1. The problem statement, all variables and given/known data
Given the transfer function:

TF= (200)/(1 + j0.001w)

a. Determine the cuttoff frequency in radians per second and in hertz


2. Relevant equations

There are a couple other equations like this in the book, but I just don't grasp the concept or the formulas that the book offers which looks like TF(w)= Vout/Vin = A < Theta degrees.


3. The attempt at a solution

TF= Vout/Vin = 200 / (1 + j0.001w) --> converted to rectangular form

(200 < 0)/(1 < .057) = 200 < -.057

Which I know is horribly wrong, but these formulas just don't make sense to me. :/

[tastypotato]

Figured it out and did some deeper reading online, came up with:

Wc= 1/t

Where in the equation TF=200/(1+j.001w), t=.001

So, 1/.001 = 1000

Then you take Wc/(2*pi)

Which then gives you 159.15 Hz

[MATLABdude]

Looks like you've already answered your own question, but I thought I'd elaborate...

To find the corner frequencies of a transfer function (incidentally, the transfer function you give is that of a low-pass filter--Wikipedia for it), you just have to find its poles ('w' which make the denominator go to zero).

In this case, you just set 1+0.001j*w to zero, and determine that w_c is 1000j, which you interpret as 1000 rad/s, or with the formula that w_c = 2*pi*f_c, 159 Hz. (Technically, it should be when the magnitude of the transfer function goes to zero, which gives you the two poles at +/-1000j, and hence, a real frequency of 1000 rad/s).

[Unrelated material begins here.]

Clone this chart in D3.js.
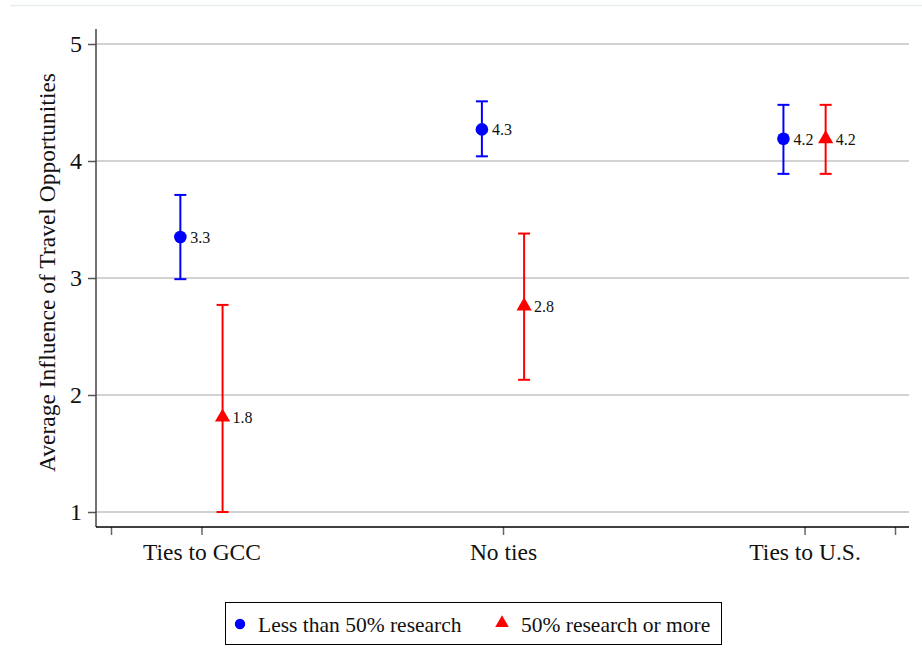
<!DOCTYPE html>
<html>
<head>
<meta charset="utf-8">
<script src="https://cdn.jsdelivr.net/npm/d3@7"></script>
<style>
  body { margin: 0; background: #fff; }
  text { font-family: "Liberation Serif", "Times New Roman", serif; fill: #111; }
</style>
</head>
<body>
<div id="chart"></div>
<script>
// categories and groups
var categories = ["Ties to GCC", "No ties", "Ties to U.S."];
var groups = ["Less than 50% research", "50% research or more"];

// less than 50% research (blue circles)
var lowMean = [3.35, 4.27, 4.19];
var lowLower = [2.99, 4.04, 3.89];
var lowUpper = [3.71, 4.51, 4.48];
var lowLabels = ["3.3", "4.3", "4.2"];

// 50% research or more (red triangles)
var highMean = [1.81, 2.76, 4.19];
var highLower = [1.00, 2.13, 3.89];
var highUpper = [2.77, 3.38, 4.48];
var highLabels = ["1.8", "2.8", "4.2"];

// axis ticks
var yTicks = [1, 2, 3, 4, 5];
var xTicks = [0.7, 1, 2, 3, 3.3];

var svgWidth = 922;
var svgHeight = 672;

// plot region edges
var plotLeft = 96, plotRight = 909, plotTop = 29, plotBottom = 527;

var svg = d3.select("#chart")
  .append("svg")
  .attr("width", svgWidth)
  .attr("height", svgHeight);

// faint frame line at top
svg.append("line")
  .attr("x1", 10).attr("x2", 922)
  .attr("y1", 5.5).attr("y2", 5.5)
  .attr("stroke", "#e6eded")
  .attr("stroke-width", 1.5);

// scales
var x = d3.scaleLinear().domain([0.7, 3.3]).range([111, 895]);
var y = d3.scaleLinear().domain([1, 5]).range([512, 44]);

// gridlines
svg.append("g")
  .selectAll("line")
  .data(yTicks)
  .enter()
  .append("line")
  .attr("x1", plotLeft).attr("x2", plotRight)
  .attr("y1", d => y(d)).attr("y2", d => y(d))
  .attr("stroke", "#d2d2d2")
  .attr("stroke-width", 2);

// y axis
var yAxis = svg.append("g")
  .attr("transform", `translate(${plotLeft}, 0)`)
  .call(d3.axisLeft(y).tickValues(yTicks).tickSize(8).tickPadding(6).tickFormat(d3.format("d")));
yAxis.select(".domain").remove();
yAxis.selectAll(".tick line").attr("stroke", "#555").attr("stroke-width", 1.5);
yAxis.selectAll(".tick text").style("font-size", "24px").attr("fill", "#111");
svg.append("line")
  .attr("x1", plotLeft).attr("x2", plotLeft)
  .attr("y1", plotTop).attr("y2", plotBottom)
  .attr("stroke", "#444")
  .attr("stroke-width", 1.5);

// x axis
var xAxis = svg.append("g")
  .attr("transform", `translate(0, ${plotBottom})`)
  .call(d3.axisBottom(x).tickValues(xTicks).tickSize(8).tickPadding(8)
    .tickFormat(d => (d % 1 === 0 ? categories[d - 1] : "")));
xAxis.select(".domain").remove();
xAxis.selectAll(".tick line").attr("stroke", "#666").attr("stroke-width", 1.5);
xAxis.selectAll(".tick text").style("font-size", "23.5px").attr("fill", "#111");
svg.append("line")
  .attr("x1", plotLeft).attr("x2", plotRight)
  .attr("y1", plotBottom).attr("y2", plotBottom)
  .attr("stroke", "#000")
  .attr("stroke-width", 1.5);

// y axis title
svg.append("text")
  .attr("transform", `translate(55, ${(67 + 478) / 2}) rotate(-90)`)
  .attr("text-anchor", "middle")
  .style("font-size", "23.5px")
  .text("Average Influence of Travel Opportunities");

// series setup
var offset = 0.07;
var series = [
  { mean: lowMean, lower: lowLower, upper: lowUpper, labels: lowLabels, shift: -offset, color: "#0000ff", symbol: d3.symbolCircle, size: 125 },
  { mean: highMean, lower: highLower, upper: highUpper, labels: highLabels, shift: offset, color: "#ff0000", symbol: d3.symbolTriangle, size: 100 }
];

series.forEach(function(s) {
  var g = svg.append("g");
  var rows = categories.map((c, i) => ({ i: i + 1, m: s.mean[i], lo: s.lower[i], hi: s.upper[i], lab: s.labels[i] }));

  // error bars
  g.selectAll(".bar")
    .data(rows).enter()
    .append("line")
    .attr("x1", d => x(d.i + s.shift)).attr("x2", d => x(d.i + s.shift))
    .attr("y1", d => y(d.lo)).attr("y2", d => y(d.hi))
    .attr("stroke", s.color).attr("stroke-width", 2);

  // caps
  ["lo", "hi"].forEach(function(k) {
    g.selectAll(".cap-" + k)
      .data(rows).enter()
      .append("line")
      .attr("x1", d => x(d.i + s.shift) - 6).attr("x2", d => x(d.i + s.shift) + 6)
      .attr("y1", d => y(d[k])).attr("y2", d => y(d[k]))
      .attr("stroke", s.color).attr("stroke-width", 2);
  });

  // markers
  g.selectAll(".marker")
    .data(rows).enter()
    .append("path")
    .attr("d", d3.symbol().type(s.symbol).size(s.size))
    .attr("transform", d => `translate(${x(d.i + s.shift)}, ${y(d.m)})`)
    .attr("fill", s.color);

  // value labels
  g.selectAll(".lab")
    .data(rows).enter()
    .append("text")
    .attr("x", d => x(d.i + s.shift) + 10)
    .attr("y", d => y(d.m) + 6)
    .style("font-size", "16px")
    .text(d => d.lab);
});

// legend
var legend = svg.append("g");
legend.append("rect")
  .attr("x", 225.5).attr("y", 602.5)
  .attr("width", 496).attr("height", 42)
  .attr("fill", "#fff")
  .attr("stroke", "#000")
  .attr("stroke-width", 1);

legend.append("path")
  .attr("d", d3.symbol().type(d3.symbolCircle).size(85))
  .attr("transform", "translate(240, 624)")
  .attr("fill", "#0000ff");
legend.append("text")
  .attr("x", 258).attr("y", 632)
  .style("font-size", "21.5px")
  .text(groups[0]);

legend.append("path")
  .attr("d", d3.symbol().type(d3.symbolTriangle).size(80))
  .attr("transform", "translate(502, 623)")
  .attr("fill", "#ff0000");
legend.append("text")
  .attr("x", 521).attr("y", 632)
  .style("font-size", "21.5px")
  .text(groups[1]);
</script>
</body>
</html>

What is the physical significance of this divide by zero? (Assuming you haven't taken any complex analysis courses)--the system's 'quirks' emerge and have a significant impact (in the case of a low-pass filter, that frequencies higher than the cut-off get significantly attenuated or, cut-off, so to speak). Yes, yes, this is an idealized view of things, but it does give you significant useful information.